Diaries of a Temp, Chapter 33: One Up Her
This just in: being busy is really cool.
I’m serious you guys. I’m getting the impression that the busier you are, the more street cred you have.
I guess maybe it’s always been this way. I can remember girls in college who would go on and on and on about how busy they were and how much homework and projects and papers they had. And then fast forward a few years and I learned that every office has a “one upper”: the person who makes sure everyone knows just how swamped they are with their workload.
And now, with so many of us either out of work, halfway in a few jobs, about to lose our job or starting a new job, I realize that as a professional necessity, you should ’up’ your image by positioning yourself as the busiest person alive. At all costs. No matter what.
Below are some examples.
Godspeed.
Someone says: “Are those reports due today? Looks like its gonna be another late night!”
You say: “Hehe no kidding. Someone order in dinner. AND breakfast cuz I’m gonna have to stay all night to finish all of MY work!”
–
Someone says: “Man I have to find a new place to live, my lease is up in a few months. Ugh the summer feels so short!”
You say: “You’re telling ME! I have to sublet my apartment so I can buy a house for myself and the 4 homeless people I’m letting live with me for free.”
–
Someone says: “Is it seriously Monday already? I need a 4 day weekend to get my to-do list finished!”

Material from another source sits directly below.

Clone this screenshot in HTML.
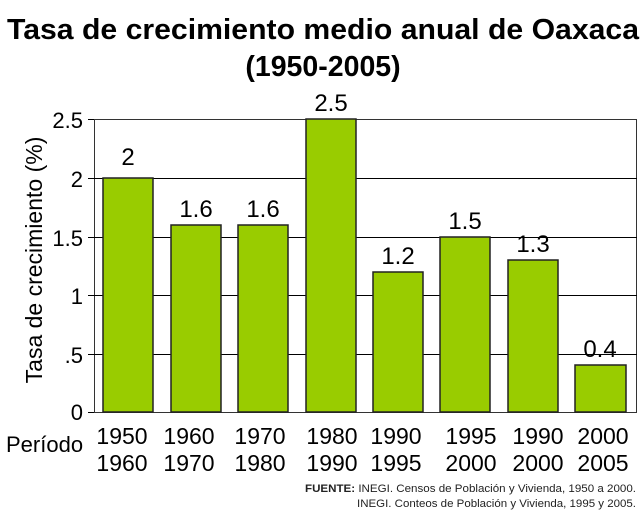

You say: “My to-do list has your to-do list on it’s to-do list. And it already finished it. Last weekend.”
–
Someone says: “Gosh I feel like I’ve been in meetings all day! And its only lunch.”
You say: “I just led a 6 hour, office and nation-wide conference call in which I opened and closed by singing the National Anthem. And we didn’t take any bathroom breaks. ”
–
These are just a few ways you can make sure people understand that your life is better than theirs and that you are in more demand than they are. Oh and that your time is more precious and fleeting than theirs.
Mission: accomplished,
LR
For more of LR’s rants, chizzeck out her blizzog.
does this go for the full time job of unemployment?
“I can’t pay my bills this month!”
“Oh, well, I haven’t been able to pay my bills for eight months and I’ve actually sold several of my toes on the black market just to get by!”